LA DÉCISION de la Banque centrale du Congo (BCC) est sans appel. En tout cas, Deogratias Mutombo Mwana Nyembo, le Gouv’ de la Banque centrale, trouve « vraiment dérisoire » le minimum de 10 millions de dollars de réserves obligatoires exigé aux banques commerciales pour un grand pays comme la République démocratique du Congo, au moment où des pays africains sont déjà au-delà de 100 millions de dollars.
En début d’année, il déclarait que la recapitalisation à hauteur de 30 millions de dollars, à partir de janvier 2019, n’était pas vraiment une fin en soi. Au contraire, se défend-il, la Banque centrale vise la « consolidation de la solidité, la solvabilité et surtout l’octroi des crédits au financement de l’ensemble de l’économie ». Justement, à propos du crédit, les banques ne peuvent qu’y affecter 25 % de leurs fonds propres, soit 2.5 millions de dollars sur 10 millions du capital. « Dérisoire ! », selon Deogratias Mutombo.
Mesures de stabilisation
Il rappelle qu’avec la forte dépréciation monétaire en 2016 et 2017, le provisionnement de la dépréciation des fonds propres a été un élément important. En effet, la Banque centrale a maintenu inchangé le taux de profitabilité. En fait, explique-t-il, la politique monétaire a permis de réguler la liquidité bancaire en fonction de facteurs autonomes de l’année et de manipuler les facteurs institutionnels à bon escient. La réserve obligatoire et les Bons de la BCC ont par ailleurs favorisé le fonctionnement normal en 2018.

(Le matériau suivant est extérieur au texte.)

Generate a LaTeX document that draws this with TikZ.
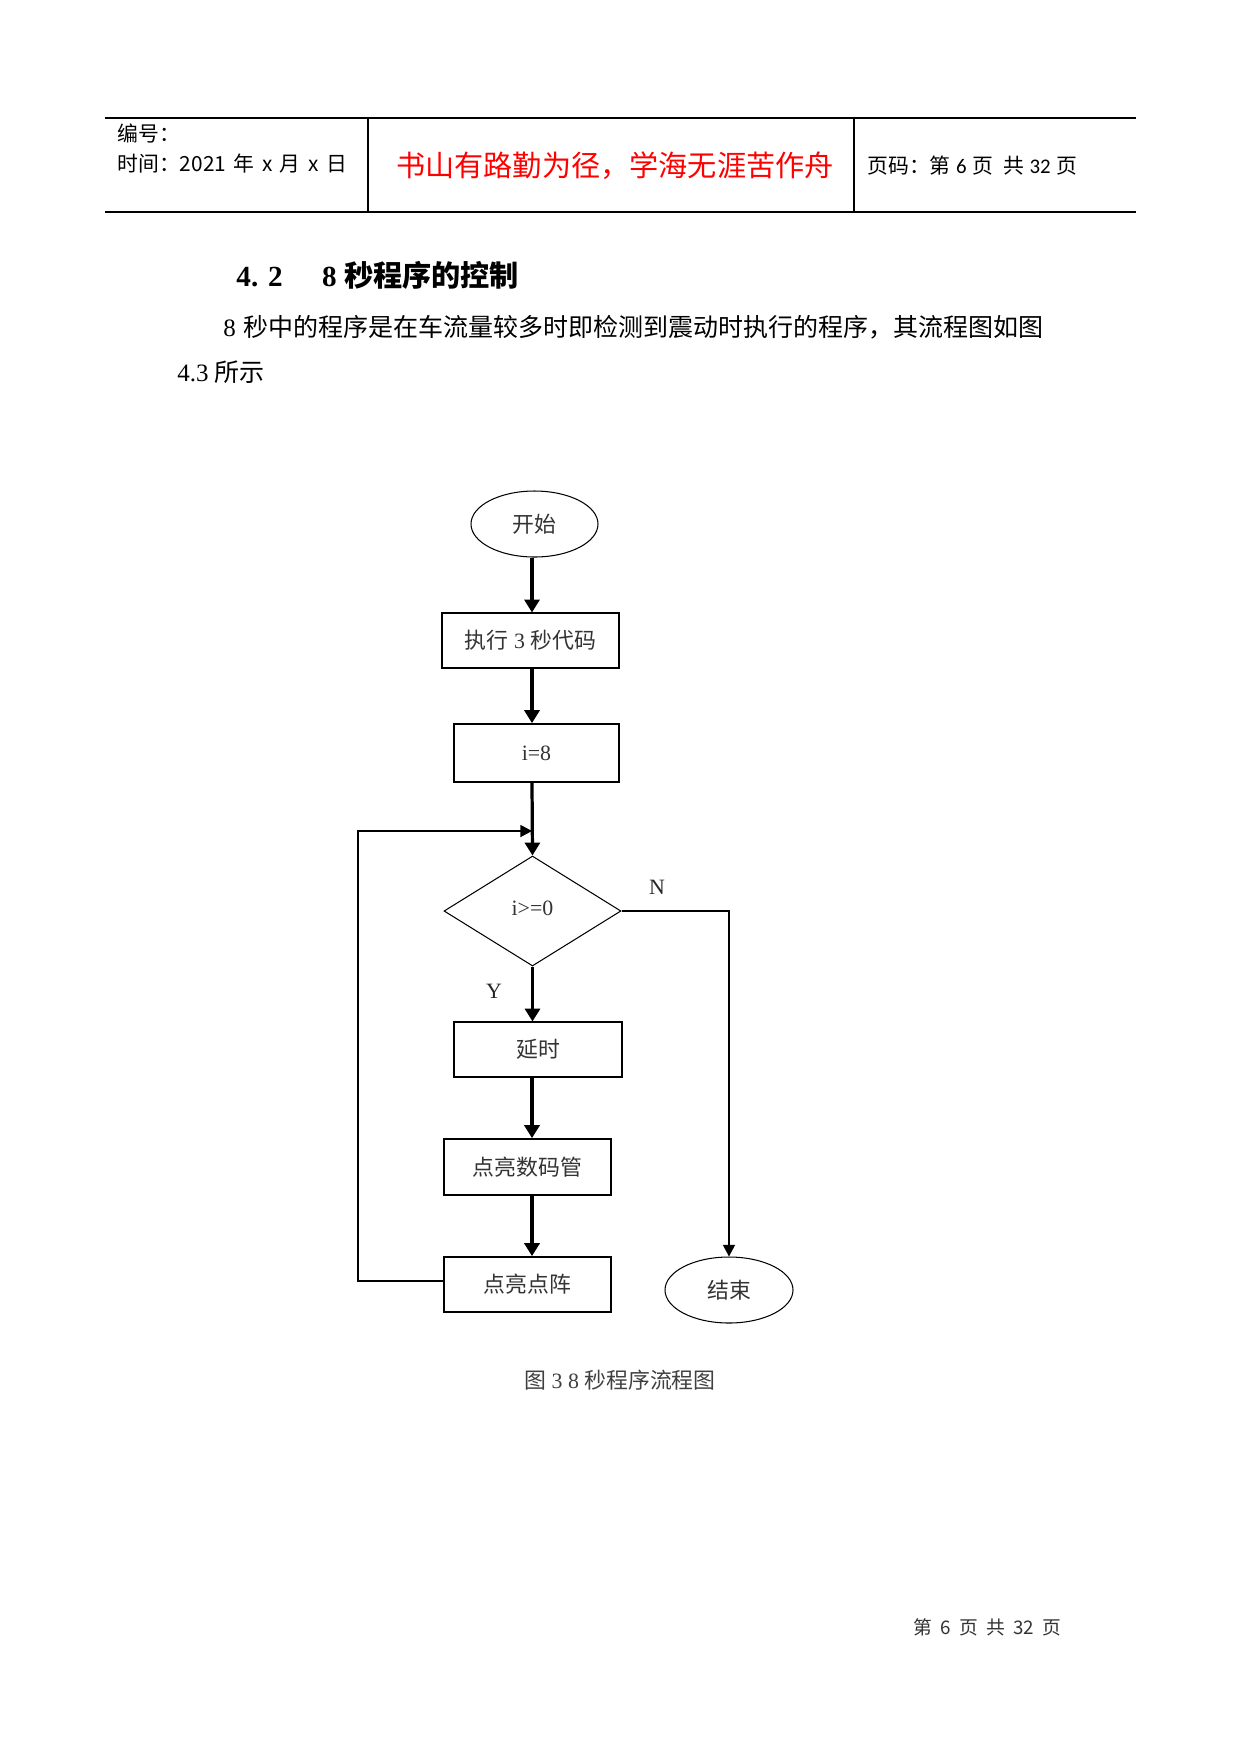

Grâce à la politique des changes visant la quantification des réserves internationales, la BCC s’est positionnée en acheteur net de devises. Ainsi, les réserves ont atteint 913 millions de dollars, fin 2018, venant de 844 millions, fin 2017, après avoir atteint le pic de 1.2 milliard, fin juin 2018. Quand on sait que ces réserves ont chuté, à un moment donné, à 660 millions de dollars.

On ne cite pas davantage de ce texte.